En Cicatriz, el segundo cuento de Nada dentro salvo el vacío, libro de Ana Catania que publicó AñosLuz editora a principios de este año apocalíptico, Julia, la protagonista, una actriz que acaba de parir a su segunda hija en medio de una crisis matrimonial, dice desde el hospital: “Sobre la cama se abre un abismo blanco, profundo; un hueco sin nada dentro salvo el vacío. Un vacío enorme que podría llenarse con cualquier cosa”. Ahí está. No solo el título, sino el hilo, la pregunta que buscan responder las protagonistas de los seis cuentos que forman el libro: ¿cómo llenar ese vacío? Porque una cosa está clara: cualquier cosa no es cualquier cosa.
Otro punto en común en los cuentos es que todas las protagonistas son mujeres, mujeres bellas y fuertes, como canta Santiago Motorizado. De repositoras a escritoras, de madres a colegialas. Es entonces un libro que adopta una mirada feminista, que está ahí adentro, en cada cuento, y que, Catania lo sabe, no hace falta resaltar. Porque ahí está su acierto: es mucho más potente lo que esas mujeres no dicen, lo que ella como autora decide no dejar.
A propósito de las mujeres (sí, eso fue en homenaje a Ginzburg), Nada dentro salvo el vacío no le esquiva a ningún tema: maternidad, embarazo, aborto, menstruación. Y habla también del amor que reduce a escombros (como diría Estela en Reposición: “no solo no salva, nunca es suficiente”), de los matrimonios fallidos, del desdoblamiento en la infidelidad, del vacío que trae la muerte, los grandes temas que se nota a la autora le obsesionan y les da voz en sus personajes, sin dejar que le quemen dentro.

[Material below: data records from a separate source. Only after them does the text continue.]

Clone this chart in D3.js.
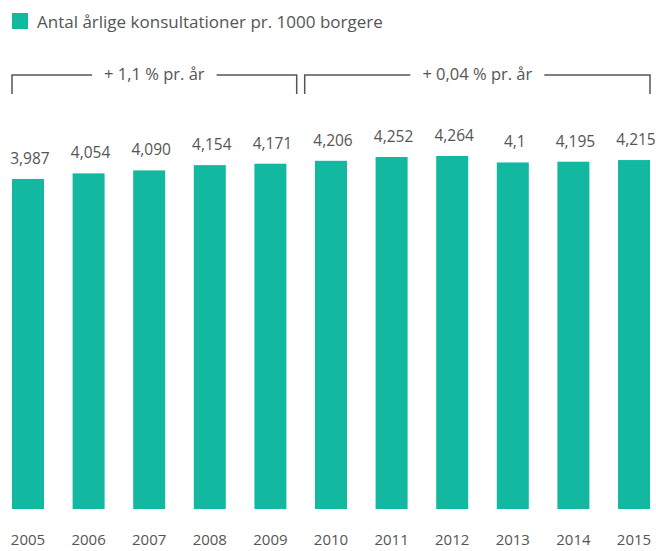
<!DOCTYPE html>
<html>
<head>
<meta charset="utf-8">
<script src="https://cdn.jsdelivr.net/npm/d3@7"></script>
<style>
  body { margin: 0; background: #fff; }
  text { font-family: "Open Sans", "Noto Sans", sans-serif; fill: #555; }
</style>
</head>
<body>
<div id="chart"></div>
<script>
// data
const years = ["2005", "2006", "2007", "2008", "2009", "2010", "2011", "2012", "2013", "2014", "2015"];
const values = [3.987, 4.054, 4.090, 4.154, 4.171, 4.206, 4.252, 4.264, 4.186, 4.195, 4.215];
const valueLabels = ["3,987", "4,054", "4,090", "4,154", "4,171", "4,206", "4,252", "4,264", "4,1", "4,195", "4,215"];
const periods = [
    { from: "2005", to: "2009", label: "+ 1,1 % pr. år" },
    { from: "2010", to: "2015", label: "+ 0,04 % pr. år" }
];
const legendLabel = "Antal årlige konsultationer pr. 1000 borgere";

const width = 656, height = 551;
const color = "#12b9a0";
const baseY = 509;

const svg = d3.select("#chart").append("svg")
    .attr("width", width)
    .attr("height", height);

// scales
const x = d3.scaleBand()
    .domain(years)
    .range([12, 650])
    .paddingInner(0.472)
    .paddingOuter(0);

const y = d3.scaleLinear()
    .domain([0, 4.264])
    .range([baseY, 156]);

// legend
svg.append("rect")
    .attr("x", 12).attr("y", 13)
    .attr("width", 16).attr("height", 16)
    .style("fill", color);
svg.append("text")
    .attr("x", 37).attr("y", 28)
    .style("font-size", "17px")
    .text(legendLabel);

// bars
svg.selectAll(".bar")
    .data(years)
    .enter()
    .append("rect")
    .attr("class", "bar")
    .attr("x", d => x(d))
    .attr("width", x.bandwidth())
    .attr("y", (d, i) => y(values[i]))
    .attr("height", (d, i) => baseY - y(values[i]))
    .style("fill", color);

// value labels
svg.selectAll(".val")
    .data(years)
    .enter()
    .append("text")
    .attr("class", "val")
    .attr("text-anchor", "middle")
    .attr("x", d => x(d) + x.bandwidth() / 2 + 2)
    .attr("y", (d, i) => y(values[i]) - 15)
    .style("font-size", "15.5px")
    .text((d, i) => valueLabels[i]);

// year axis labels
const xAxis = svg.append("g")
    .attr("transform", "translate(0," + baseY + ")")
    .call(d3.axisBottom(x).tickSize(0).tickPadding(25));
xAxis.select(".domain").remove();
xAxis.selectAll("text")
    .style("font-size", "15px")
    .style("font-family", "\"Open Sans\", sans-serif")
    .attr("fill", "#555");

// period brackets
const step = x.step();
const gap = (step - x.bandwidth()) / 2;
const bracketTop = 75, bracketBottom = 94;

periods.forEach((p, i) => {
    let x0 = x(p.from), x1 = x(p.to) + x.bandwidth();
    if (i > 0) x0 = x(p.from) - gap + 4;
    if (i < periods.length - 1) x1 = x(p.to) + x.bandwidth() + gap - 4;
    const g = svg.append("g");
    const label = g.append("text")
        .attr("x", (x0 + x1) / 2)
        .attr("y", 80)
        .attr("text-anchor", "middle")
        .style("font-size", "16.5px")
        .text(p.label);
    const tw = label.node().getComputedTextLength();
    const cx = (x0 + x1) / 2;
    g.append("path")
        .attr("d", "M" + x0 + "," + bracketBottom + "V" + bracketTop + "H" + (cx - tw / 2 - 12))
        .style("fill", "none").style("stroke", "#555").style("stroke-width", 1.5);
    g.append("path")
        .attr("d", "M" + (cx + tw / 2 + 12) + "," + bracketTop + "H" + x1 + "V" + bracketBottom)
        .style("fill", "none").style("stroke", "#555").style("stroke-width", 1.5);
});
</script>
</body>
</html>
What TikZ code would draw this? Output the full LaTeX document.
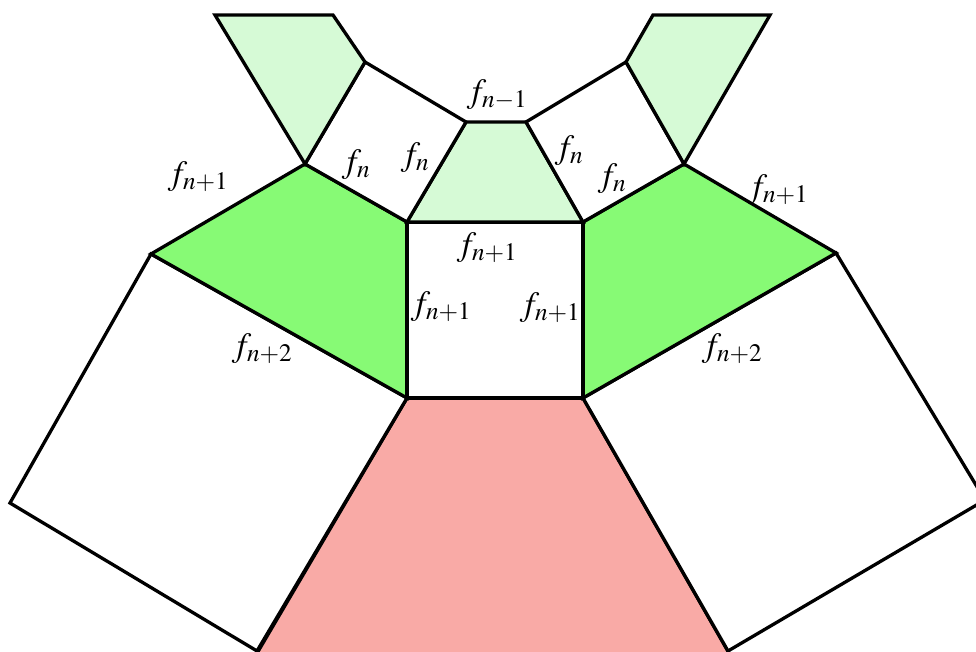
\documentclass[tikz,border=0pt]{standalone}
\usepackage{mathptmx}
\definecolor{lgreen}{RGB}{214,250,214}
\definecolor{mgreen}{RGB}{135,250,117}
\definecolor{pink}{RGB}{249,170,166}
\begin{document}
\begin{tikzpicture}[x=1pt,y=-1pt,
  face/.style={draw=black,line width=3.3pt,line join=miter},
  lbl/.style={inner sep=0pt,font=\fontsize{34}{40}\selectfont}]
\useasboundingbox (0,0) rectangle (976,652);
\clip (0,0) rectangle (976,652);
% vertices
\coordinate (S1) at (407,222); \coordinate (S2) at (583,222);
\coordinate (S3) at (583,398); \coordinate (S4) at (407,398);
\coordinate (T1) at (466,122); \coordinate (T2) at (526,122);
\coordinate (L1) at (365,62);  \coordinate (L2) at (305,164);
\coordinate (L3) at (333,15);  \coordinate (L4) at (215,15);
\coordinate (L5) at (151,254); \coordinate (L6) at (10,503);
\coordinate (L7) at (257,651);
\coordinate (R1) at (626,62);  \coordinate (R2) at (684,164);
\coordinate (R3) at (653,15);  \coordinate (R4) at (770,15);
\coordinate (R5) at (836,253); \coordinate (R6) at (985,500);
\coordinate (R7) at (728,651);
\coordinate (P1) at (253,660); \coordinate (P2) at (733,660);
% faces
\draw[face,fill=pink] (S4) -- (S3) -- (P2) -- (P1) -- cycle;
\draw[face,fill=white] (S4) -- (L5) -- (L6) -- (L7) -- cycle;
\draw[face,fill=white] (S3) -- (R5) -- (R6) -- (R7) -- cycle;
\draw[face,fill=mgreen] (S1) -- (L2) -- (L5) -- (S4) -- cycle;
\draw[face,fill=mgreen] (S2) -- (R2) -- (R5) -- (S3) -- cycle;
\draw[face,fill=white] (S1) -- (S2) -- (S3) -- (S4) -- cycle;
\draw[face,fill=lgreen] (S1) -- (T1) -- (T2) -- (S2) -- cycle;
\draw[face,fill=white] (S1) -- (T1) -- (L1) -- (L2) -- cycle;
\draw[face,fill=white] (S2) -- (T2) -- (R1) -- (R2) -- cycle;
\draw[face,fill=lgreen] (L2) -- (L1) -- (L3) -- (L4) -- cycle;
\draw[face,fill=lgreen] (R2) -- (R1) -- (R3) -- (R4) -- cycle;
% labels
\node[lbl] (a1) at (198,177) {$f_{n+1}$};
\node[lbl] (a2) at (356,165) {$f_{n}$};
\node[lbl] (a3) at (415,158) {$f_{n}$};
\node[lbl] (a4) at (497,95) {$f_{n-1}$};
\node[lbl] (a5) at (569,151) {$f_{n}$};
\node[lbl] (a6) at (612,179) {$f_{n}$};
\node[lbl] (a7) at (778,190) {$f_{n+1}$};
\node[lbl] (a8) at (487,248) {$f_{n+1}$};
\node[lbl] (a9) at (441,307) {$f_{n+1}$};
\node[lbl] (a10) at (550,308) {$f_{n+1}$};
\node[lbl] (a11) at (262,349) {$f_{n+2}$};
\node[lbl] (a12) at (732,349) {$f_{n+2}$};
\end{tikzpicture}
\end{document}
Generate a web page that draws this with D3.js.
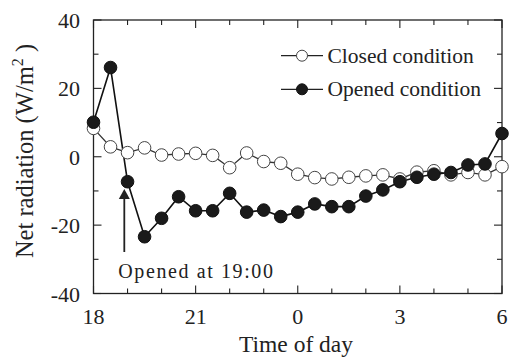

Don de Lillo decía que el canon clásico del cuento yanqui se caracterizaba por ir en contra del final cerrado. Los cuentos no se acaban, se interrumpen. Algo de ese realismo sucio tan yanqui está en los cuentos de este libro. Leyéndolo te das cuenta inmediatamente de que Catania leyó a los grandes narradores norteamericanos (Hemingway, McMullers y Salinger más allá, Oates, Carver y Moore más acá), se nota la influencia profunda que tienen en su prosa, en lo que saca, en cómo construye la emoción a través de los objetos, que están impregnados de humanidad (el humo del cigarrillo, las luces de un árbol que titilan o la posición de las almohadas, por nombrar algunos). Pero, pensando en la red de lecturas de la autora, no son solo ellos, porque también se nota en el fraseo corto, contundente, en la respiración pausada, la influencia de escritoras como Munro o Atwood; me corrijo, no es solo que leyó a estos autores, sino que los metabolizó en su escritura.
Vuelvo al principio. Al final de Cicatriz, Julia piensa en que nadie le habló del lado vulnerable de la maternidad, nunca le hablaron del miedo, de la fragilidad que se siente. Pienso que ahí hay otro hilo fantasma, saquemos maternidad, pongamos cuerpo en su lugar, estos cuentos, todos ellos, hablan de lo que no se habla: de la fragilidad de los cuerpos. Como dice la narradora de Vals: “Es imposible que no haya huecos por donde no se filtre algo. Hasta en tu aparente control de las situaciones se colaba algo: el borde frágil de todas las cosas, de todas las personas”.
Terminemos con otro hilo: las protagonistas de estos cuentos miran, todo el tiempo miran, y mirar, está claro, es otra forma de leer. Como cuando Laura, la protagonista de Arreglos, el cuento más largo del libro, también en crisis matrimonial y con su madre agonizando, mira por la ventana y piensa desde el hospital que, incluso con un clima adverso o peligroso, afuera las cosas siempre se ven un poco más fáciles.